Riots that broke out in the city on July 4, 1970, resulted in the destruction of aging buildings along Springwood Avenue, one of three main east-west corridors into Asbury Park and the central shopping and entertainment district for those living in the city's southwest quadrant. Many of those city blocks have yet to be redeveloped into the 21st century.

Although it was placed on the National Registers of Historic Places, in 1988 Palace Amusements was closed, and was demolished in 2004 despite attempts to save it. The complex had featured the famous face of Tillie, a symbol of the Jersey Shore.[5] In 1990, the famous carousel at the Casino Pier was sold to Family Kingdom Amusement Park in Myrtle Beach, South Carolina, where it continues to operate.

21st century

From 2002 onward, the rest of Asbury Park has been in the midst of a cultural, political, and economic revival, led by a burgeoning industry of local and national artists. Its dilapidated downtown district is undergoing revitalization while most of the nearly empty blocks that overlook the beach and boardwalk are slated for massive reconstruction. In 2005, the Casino's walkway reopened, as did many of the boardwalk pavilions.
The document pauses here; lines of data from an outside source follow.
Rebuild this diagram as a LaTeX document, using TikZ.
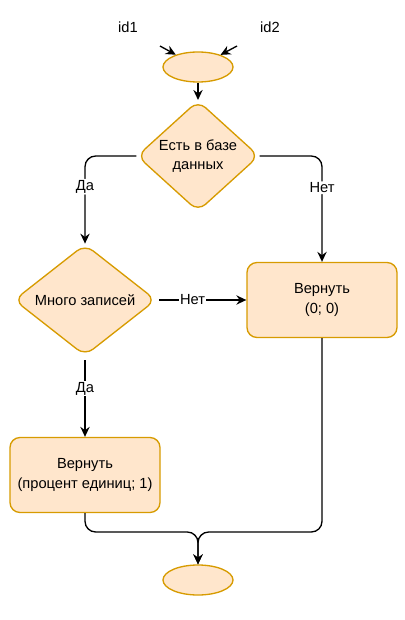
\documentclass[tikz,border=0pt]{standalone}
\usepackage{fontspec}
\setmainfont{Liberation Sans}
\usepackage{tikz}
\usetikzlibrary{positioning, shapes.geometric, arrows.meta}

\definecolor{boxfill}{HTML}{FFE6CC}
\definecolor{boxdraw}{HTML}{D79B00}

\begin{document}
\begin{tikzpicture}[x=0.75pt, y=-0.75pt, line width=1pt,
    -{Stealth[length=7.5pt, width=7pt, inset=2.5pt]}]
		\tikzset{
		    txt/.style= {font=\fontsize{11}{14.3}\selectfont, text=black, align=center},
		    term/.style= {ellipse, draw=boxdraw, fill=boxfill, line width=1pt, minimum width=52.5pt, minimum height=22.5pt, inner sep=0pt},
		    cond/.style= {diamond, draw=boxdraw, fill=boxfill, line width=1pt, rounded corners=7.5pt, inner sep=0pt, txt},
		    retbox/.style= {rectangle, draw=boxdraw, fill=boxfill, line width=1pt, rounded corners=7.5pt, minimum width=112.5pt, minimum height=56.25pt, txt},
		    lbl/.style= {fill=white, inner sep=1pt, txt},
		}
		
		\useasboundingbox (0,0) rectangle (404,620);
		
		\node[txt] (id1) at (128,27) {id1};
		\node[txt] (id2) at (270,27) {id2};
		\coordinate (a1) at (160,46);
		\coordinate (a2) at (237,46);
		
		\node[term] (start) at (198,67) {};
		\node[cond, minimum width=91.5pt, minimum height=72pt] (exists) at (198,156) {Есть в базе\\данных};
		\node[cond, minimum width=106.5pt, minimum height=83.25pt] (many) at (85,300) {Много записей};
		\node[retbox] (retzero) at (322,300) {Вернуть\\(0; 0)};
		\node[retbox] (retpct) at (85,475) {Вернуть\\(процент единиц; 1)};
		\node[term] (stop) at (198,580) {};
		\coordinate (join) at (198,532);
		
		\draw (a1) -- (start);
		\draw (a2) -- (start);
		\draw (start) -- (exists);
		\draw[rounded corners=8pt] (exists.west) -| node[lbl, pos=0.675] {Да} (many.north);
		\draw[rounded corners=8pt] (exists.east) -| node[lbl, pos=0.65] {Нет} (retzero.north);
		\draw[shorten <=2pt] (many.east) -- node[lbl, pos=0.4] {Нет} (retzero.west);
		\draw[shorten <=3pt] (many.south) -- node[lbl, pos=0.4] {Да} (retpct.north);
		\draw[rounded corners=8pt] (retpct.south) |- (join) -- (stop.north);
		\draw[rounded corners=8pt] (retzero.south) |- (join) -- (stop.north);
	\end{tikzpicture}
\end{document}
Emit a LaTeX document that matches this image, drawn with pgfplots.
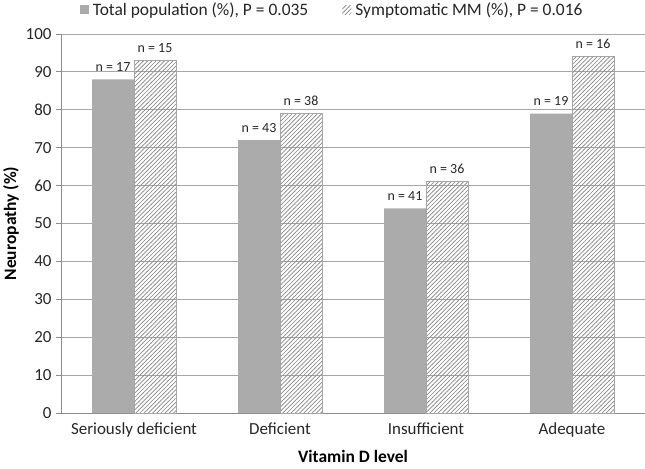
\documentclass[border=0pt]{standalone}
\usepackage{pgfplots}
\pgfplotsset{compat=1.18}
\usepackage{fontspec}
\setmainfont{Carlito}
\usetikzlibrary{patterns}
\definecolor{barg}{HTML}{ABABAB}
\definecolor{axg}{HTML}{8C8C8C}
\definecolor{gridg}{HTML}{A6A6A6}
\definecolor{hatchg}{HTML}{8A8A8A}
\pgfdeclarepatternformonly{myhatch}{\pgfqpoint{-1bp}{-1bp}}{\pgfqpoint{5bp}{5bp}}{\pgfqpoint{4.2bp}{4.2bp}}{%
  \pgfsetlinewidth{0.7bp}%
  \pgfpathmoveto{\pgfqpoint{-0.2bp}{-0.2bp}}%
  \pgfpathlineto{\pgfqpoint{4.4bp}{4.4bp}}%
  \pgfusepath{stroke}}
\begin{document}
\begin{tikzpicture}
\begin{axis}[
  scale only axis,
  width=584bp, height=379bp,
  ymin=0, ymax=100,
  ytick={0,10,...,100},
  xmin=-0.5, xmax=3.5,
  xtick={0,1,2,3},
  xticklabels={Seriously deficient, Deficient, Insufficient, Adequate},
  major x tick style={draw=none},
  extra x ticks={-0.5,0.5,1.5,2.5,3.5},
  extra x tick labels={},
  extra x tick style={major tick length=5bp, tick style={draw=axg, line width=0.8pt}, grid=none},
  tick align=outside,
  major tick length=5bp,
  ytick style={draw=axg, line width=0.8pt},
  axis x line*=bottom,
  axis y line*=left,
  axis line style={draw=axg, line width=1pt, -},
  ymajorgrids,
  grid style={draw=gridg, line width=0.8pt},
  ybar, bar width=42bp,
  ticklabel style={font=\fontsize{17}{20}\selectfont, text=black!85},
  yticklabel style={xshift=-1bp},
  xticklabel style={yshift=-1bp},
  /pgf/number format/assume math mode=true,
  xlabel={\textbf{Vitamin D level}},
  ylabel={\textbf{Neuropathy (\%)}},
  label style={font=\fontsize{17.5}{20}\selectfont},
  xlabel style={yshift=4bp},
  ylabel style={yshift=0bp},
  nodes near coords={n = \pgfplotspointmeta},
  point meta=explicit symbolic,
  nodes near coords style={font=\fontsize{14}{16}\selectfont, text=black!85, inner sep=0bp, yshift=7.5bp},
  legend columns=2,
  legend style={draw=none, at={(0.466,1.063)}, anchor=center, font=\fontsize{17.5}{20}\selectfont, text=black!85,
     inner sep=0pt, nodes={inner xsep=4bp},
     /tikz/every even column/.append style={column sep=30bp}},
  legend image code/.code={\draw[#1, draw=none] (0bp,-4bp) rectangle (9bp,5bp);},
]
\addplot[fill=barg, draw=none, bar shift=-21bp] coordinates {(0,88) [17] (1,72) [43] (2,54) [41] (3,79) [19]};
\addlegendentry{Total population (\%), P = 0.035}
\addplot[pattern=myhatch, pattern color=hatchg, draw=gridg, line width=0.8pt, bar shift=21bp] coordinates {(0,93) [15] (1,79) [38] (2,61) [36] (3,94) [16]};
\addlegendentry{Symptomatic MM (\%), P = 0.016}
\end{axis}
\pgfresetboundingbox
\path[use as bounding box] (-61bp,-56bp) rectangle (584bp,413bp);
\end{tikzpicture}
\end{document}
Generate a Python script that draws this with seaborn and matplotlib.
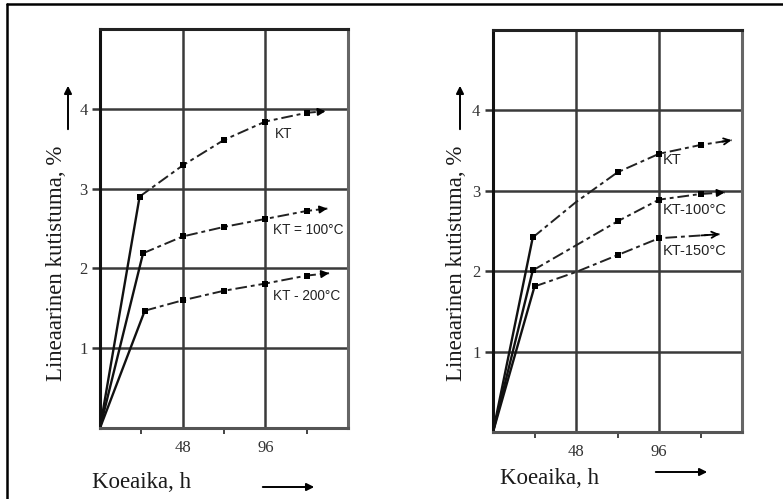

In 2007, the eastern portion of the Casino building was demolished. There are plans to rebuild this portion to look much like the original; however, the interior will be dramatically different and may include a public market (as opposed to previously being an arena and skating rink). There has also been more of a resurgence of the downtown as well as the boardwalk, with the grand reopening of the historic Steinbach department store building, as well as the rehabilitation of Convention Hall and the Fifth Avenue Pavilion (previously home to one of the last remaining Howard Johnson's restaurants). The historic Berkeley-Carteret Hotel, which is to be restored to four-star resort status, was acquired in 2007; the first residents moving into the newly constructed condominiums known as North Beach, the rehabilitation of Ocean Avenue, and the opening of national businesses on Asbury Avenue.